**Your goal**
Copy out the records precisely, omitting pictures.

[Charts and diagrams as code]
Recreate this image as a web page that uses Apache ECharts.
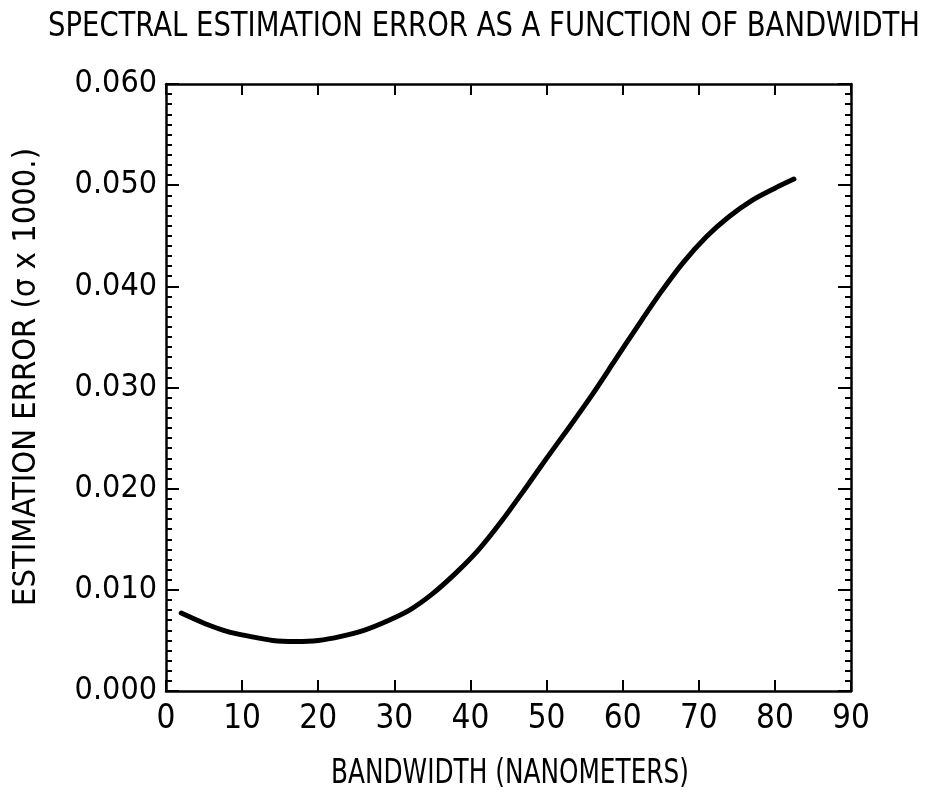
<!DOCTYPE html>
<html>
<head>
<meta charset="utf-8">
<script src="https://cdn.jsdelivr.net/npm/echarts@6/dist/echarts.min.js"></script>
<style>
html,body{margin:0;padding:0;background:#fff;}
#c{width:935px;height:801px;}
</style>
</head>
<body>
<div id="c"></div>
<script>
var titleText = 'SPECTRAL ESTIMATION ERROR AS A FUNCTION OF BANDWIDTH';
var xName = 'BANDWIDTH (NANOMETERS)';
var yName = 'ESTIMATION ERROR (σ x 1000.)';
var bandwidth = [2, 5, 8, 11, 14, 17, 20, 23, 26, 29, 32, 35, 38, 41, 44, 47, 50, 53, 56, 59, 62, 65, 68, 71, 74, 77, 80, 82.5];
var estError = [0.0077, 0.0067, 0.0059, 0.0054, 0.0050, 0.0049, 0.0050, 0.0054, 0.0060, 0.0069, 0.0080, 0.0096, 0.0116, 0.0139, 0.0167, 0.0198, 0.0230, 0.0261, 0.0293, 0.0327, 0.0361, 0.0394, 0.0424, 0.0449, 0.0469, 0.0485, 0.0497, 0.0506];

var FAMILY = '"DejaVu Sans Condensed", "Liberation Sans Narrow", sans-serif';
function fontStr(size) { return size + 'px ' + FAMILY; }
var measureCtx = document.createElement('canvas').getContext('2d');
function fitScale(text, size, target) {
  measureCtx.font = fontStr(size);
  return target / measureCtx.measureText(text).width;
}

var chart = echarts.init(document.getElementById('c'), null, {renderer: 'canvas'});
var data = bandwidth.map(function (x, i) { return [x, estError[i]]; });
var axisLine = {show: true, onZero: false, lineStyle: {color: '#000', width: 2.5}};

chart.setOption({
  backgroundColor: '#fff',
  animation: false,
  graphic: [{
    type: 'text', x: 484, y: 27,
    scaleX: fitScale(titleText, 33, 872),
    style: {text: titleText, font: fontStr(33), fill: '#000', textAlign: 'center', textVerticalAlign: 'middle'}
  }, {
    type: 'text', x: 510, y: 774,
    scaleX: fitScale(xName, 33, 358),
    style: {text: xName, font: fontStr(33), fill: '#000', textAlign: 'center', textVerticalAlign: 'middle'}
  }, {
    type: 'text', x: 27, y: 377, rotation: Math.PI / 2,
    scaleX: fitScale(yName, 32, 458),
    style: {text: yName, font: fontStr(32), fill: '#000', textAlign: 'center', textVerticalAlign: 'middle'}
  }],
  grid: {left: 166, right: 84, top: 84, bottom: 110, containLabel: false},
  xAxis: [{
    type: 'value', position: 'bottom', min: 0, max: 90, interval: 10,
    axisLine: axisLine,
    axisTick: {show: true, inside: true, length: 11, lineStyle: {color: '#000', width: 2}},
    axisLabel: {fontFamily: FAMILY, fontSize: 33, color: '#000', margin: 12},
    splitLine: {show: false}
  }, {
    type: 'value', position: 'top', min: 0, max: 90, interval: 10,
    axisLine: axisLine,
    axisTick: {show: true, inside: true, length: 11, lineStyle: {color: '#000', width: 2}},
    axisLabel: {show: false},
    splitLine: {show: false}
  }],
  yAxis: [{
    type: 'value', position: 'left', min: 0, max: 0.06, interval: 0.01,
    axisLine: axisLine,
    axisTick: {show: true, inside: true, length: 13, lineStyle: {color: '#000', width: 2}},
    minorTick: {show: true, splitNumber: 10, length: 6, lineStyle: {color: '#000', width: 2}},
    axisLabel: {fontFamily: FAMILY, fontSize: 32, color: '#000', margin: 9,
      formatter: function (v) { return v.toFixed(3); }},
    splitLine: {show: false}, minorSplitLine: {show: false}
  }, {
    type: 'value', position: 'right', min: 0, max: 0.06, interval: 0.01,
    axisLine: axisLine,
    axisTick: {show: true, inside: true, length: 13, lineStyle: {color: '#000', width: 2}},
    minorTick: {show: true, splitNumber: 10, length: 6, lineStyle: {color: '#000', width: 2}},
    axisLabel: {show: false},
    splitLine: {show: false}, minorSplitLine: {show: false}
  }],
  series: [{
    type: 'line',
    data: data,
    xAxisIndex: 0, yAxisIndex: 0,
    smooth: 0.3,
    showSymbol: false,
    lineStyle: {color: '#000', width: 5, cap: 'round', join: 'round'}
  }]
});
</script>
</body>
</html>
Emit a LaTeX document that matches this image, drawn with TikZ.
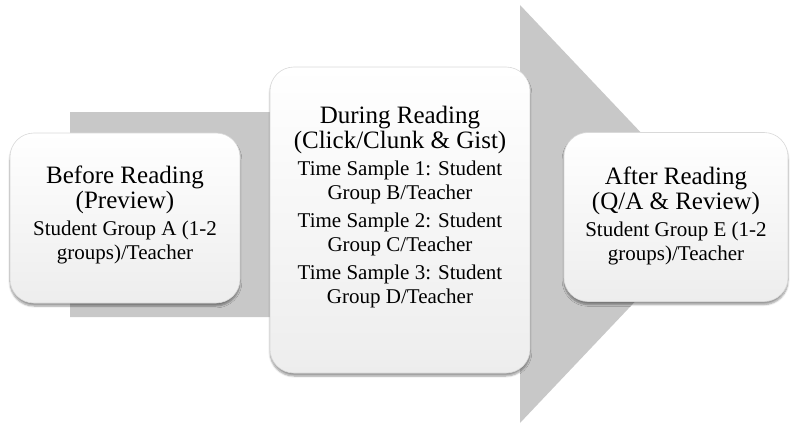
\documentclass[tikz,border=0pt]{standalone}
\usepackage{fontspec}
\setmainfont{Liberation Serif}
\usetikzlibrary{positioning,shadows.blur}
\definecolor{arrowgray}{RGB}{200,200,200}
\tikzset{
    stage box/.style={rounded corners=24pt,top color=white,bottom color=gray!14,
        draw=gray!30,line width=0.6pt,inner sep=0pt,
        blur shadow={shadow xshift=0pt,shadow yshift=-3pt,shadow blur steps=6}},
    title text/.style={align=center,inner sep=0pt,font=\fontsize{25}{24.5}\selectfont},
    body text/.style={align=center,inner sep=0pt,font=\fontsize{21}{24}\selectfont},
}
\begin{document}
\begin{tikzpicture}[x=1pt,y=-1pt]
\useasboundingbox (0,0) rectangle (790,428);

% big arrow behind the stages
\fill [arrowgray] (70,112) -- (520,112) -- (520,5) -- (718,214)
    -- (520,423) -- (520,317) -- (70,317) -- cycle;

% stage boxes
\node [stage box,minimum width=230pt,minimum height=170pt] (before) at (125,218) {};
\node [stage box,minimum width=260pt,minimum height=306pt] (during) at (400,220) {};
\node [stage box,minimum width=224pt,minimum height=169pt] (after) at (676,217) {};

% texts
\node [title text] (beforetitle) at (125,190) {Before Reading\\(Preview)};
\node [body text,below=7pt of beforetitle] (beforebody) {Student Group A (1-2\\groups)/Teacher};

\node [title text] (duringtitle) at (400,130) {During Reading\\(Click/Clunk \& Gist)};
\node [body text,below=7pt of duringtitle] (duringbody)
    {Time Sample 1: Student\\Group B/Teacher\\[4pt]
     Time Sample 2: Student\\Group C/Teacher\\[4pt]
     Time Sample 3: Student\\Group D/Teacher};

\node [title text] (aftertitle) at (676,191) {After Reading\\(Q/A \& Review)};
\node [body text,below=7pt of aftertitle] (afterbody) {Student Group E (1-2\\groups)/Teacher};

\end{tikzpicture}
\end{document}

**Solution to this exercise**
Recreate this image as a web page that uses Apache ECharts.
<!DOCTYPE html>
<html>
<head>
<meta charset="utf-8">
<script src="https://cdn.jsdelivr.net/npm/echarts@6/dist/echarts.min.js"></script>
<style>
html,body{margin:0;padding:0;background:#fff;}
#c{width:935px;height:801px;}
</style>
</head>
<body>
<div id="c"></div>
<script>
var titleText = 'SPECTRAL ESTIMATION ERROR AS A FUNCTION OF BANDWIDTH';
var xName = 'BANDWIDTH (NANOMETERS)';
var yName = 'ESTIMATION ERROR (σ x 1000.)';
var bandwidth = [2, 5, 8, 11, 14, 17, 20, 23, 26, 29, 32, 35, 38, 41, 44, 47, 50, 53, 56, 59, 62, 65, 68, 71, 74, 77, 80, 82.5];
var estError = [0.0077, 0.0067, 0.0059, 0.0054, 0.0050, 0.0049, 0.0050, 0.0054, 0.0060, 0.0069, 0.0080, 0.0096, 0.0116, 0.0139, 0.0167, 0.0198, 0.0230, 0.0261, 0.0293, 0.0327, 0.0361, 0.0394, 0.0424, 0.0449, 0.0469, 0.0485, 0.0497, 0.0506];

var FAMILY = '"DejaVu Sans Condensed", "Liberation Sans Narrow", sans-serif';
function fontStr(size) { return size + 'px ' + FAMILY; }
var measureCtx = document.createElement('canvas').getContext('2d');
function fitScale(text, size, target) {
  measureCtx.font = fontStr(size);
  return target / measureCtx.measureText(text).width;
}

var chart = echarts.init(document.getElementById('c'), null, {renderer: 'canvas'});
var data = bandwidth.map(function (x, i) { return [x, estError[i]]; });
var axisLine = {show: true, onZero: false, lineStyle: {color: '#000', width: 2.5}};

chart.setOption({
  backgroundColor: '#fff',
  animation: false,
  graphic: [{
    type: 'text', x: 484, y: 27,
    scaleX: fitScale(titleText, 33, 872),
    style: {text: titleText, font: fontStr(33), fill: '#000', textAlign: 'center', textVerticalAlign: 'middle'}
  }, {
    type: 'text', x: 510, y: 774,
    scaleX: fitScale(xName, 33, 358),
    style: {text: xName, font: fontStr(33), fill: '#000', textAlign: 'center', textVerticalAlign: 'middle'}
  }, {
    type: 'text', x: 27, y: 377, rotation: Math.PI / 2,
    scaleX: fitScale(yName, 32, 458),
    style: {text: yName, font: fontStr(32), fill: '#000', textAlign: 'center', textVerticalAlign: 'middle'}
  }],
  grid: {left: 166, right: 84, top: 84, bottom: 110, containLabel: false},
  xAxis: [{
    type: 'value', position: 'bottom', min: 0, max: 90, interval: 10,
    axisLine: axisLine,
    axisTick: {show: true, inside: true, length: 11, lineStyle: {color: '#000', width: 2}},
    axisLabel: {fontFamily: FAMILY, fontSize: 33, color: '#000', margin: 12},
    splitLine: {show: false}
  }, {
    type: 'value', position: 'top', min: 0, max: 90, interval: 10,
    axisLine: axisLine,
    axisTick: {show: true, inside: true, length: 11, lineStyle: {color: '#000', width: 2}},
    axisLabel: {show: false},
    splitLine: {show: false}
  }],
  yAxis: [{
    type: 'value', position: 'left', min: 0, max: 0.06, interval: 0.01,
    axisLine: axisLine,
    axisTick: {show: true, inside: true, length: 13, lineStyle: {color: '#000', width: 2}},
    minorTick: {show: true, splitNumber: 10, length: 6, lineStyle: {color: '#000', width: 2}},
    axisLabel: {fontFamily: FAMILY, fontSize: 32, color: '#000', margin: 9,
      formatter: function (v) { return v.toFixed(3); }},
    splitLine: {show: false}, minorSplitLine: {show: false}
  }, {
    type: 'value', position: 'right', min: 0, max: 0.06, interval: 0.01,
    axisLine: axisLine,
    axisTick: {show: true, inside: true, length: 13, lineStyle: {color: '#000', width: 2}},
    minorTick: {show: true, splitNumber: 10, length: 6, lineStyle: {color: '#000', width: 2}},
    axisLabel: {show: false},
    splitLine: {show: false}, minorSplitLine: {show: false}
  }],
  series: [{
    type: 'line',
    data: data,
    xAxisIndex: 0, yAxisIndex: 0,
    smooth: 0.3,
    showSymbol: false,
    lineStyle: {color: '#000', width: 5, cap: 'round', join: 'round'}
  }]
});
</script>
</body>
</html>
Emit a LaTeX document that matches this image, drawn with TikZ.
\documentclass[tikz,border=0pt]{standalone}
\usepackage{fontspec}
\setmainfont{Liberation Serif}
\usetikzlibrary{positioning,shadows.blur}
\definecolor{arrowgray}{RGB}{200,200,200}
\tikzset{
    stage box/.style={rounded corners=24pt,top color=white,bottom color=gray!14,
        draw=gray!30,line width=0.6pt,inner sep=0pt,
        blur shadow={shadow xshift=0pt,shadow yshift=-3pt,shadow blur steps=6}},
    title text/.style={align=center,inner sep=0pt,font=\fontsize{25}{24.5}\selectfont},
    body text/.style={align=center,inner sep=0pt,font=\fontsize{21}{24}\selectfont},
}
\begin{document}
\begin{tikzpicture}[x=1pt,y=-1pt]
\useasboundingbox (0,0) rectangle (790,428);

% big arrow behind the stages
\fill [arrowgray] (70,112) -- (520,112) -- (520,5) -- (718,214)
    -- (520,423) -- (520,317) -- (70,317) -- cycle;

% stage boxes
\node [stage box,minimum width=230pt,minimum height=170pt] (before) at (125,218) {};
\node [stage box,minimum width=260pt,minimum height=306pt] (during) at (400,220) {};
\node [stage box,minimum width=224pt,minimum height=169pt] (after) at (676,217) {};

% texts
\node [title text] (beforetitle) at (125,190) {Before Reading\\(Preview)};
\node [body text,below=7pt of beforetitle] (beforebody) {Student Group A (1-2\\groups)/Teacher};

\node [title text] (duringtitle) at (400,130) {During Reading\\(Click/Clunk \& Gist)};
\node [body text,below=7pt of duringtitle] (duringbody)
    {Time Sample 1: Student\\Group B/Teacher\\[4pt]
     Time Sample 2: Student\\Group C/Teacher\\[4pt]
     Time Sample 3: Student\\Group D/Teacher};

\node [title text] (aftertitle) at (676,191) {After Reading\\(Q/A \& Review)};
\node [body text,below=7pt of aftertitle] (afterbody) {Student Group E (1-2\\groups)/Teacher};

\end{tikzpicture}
\end{document}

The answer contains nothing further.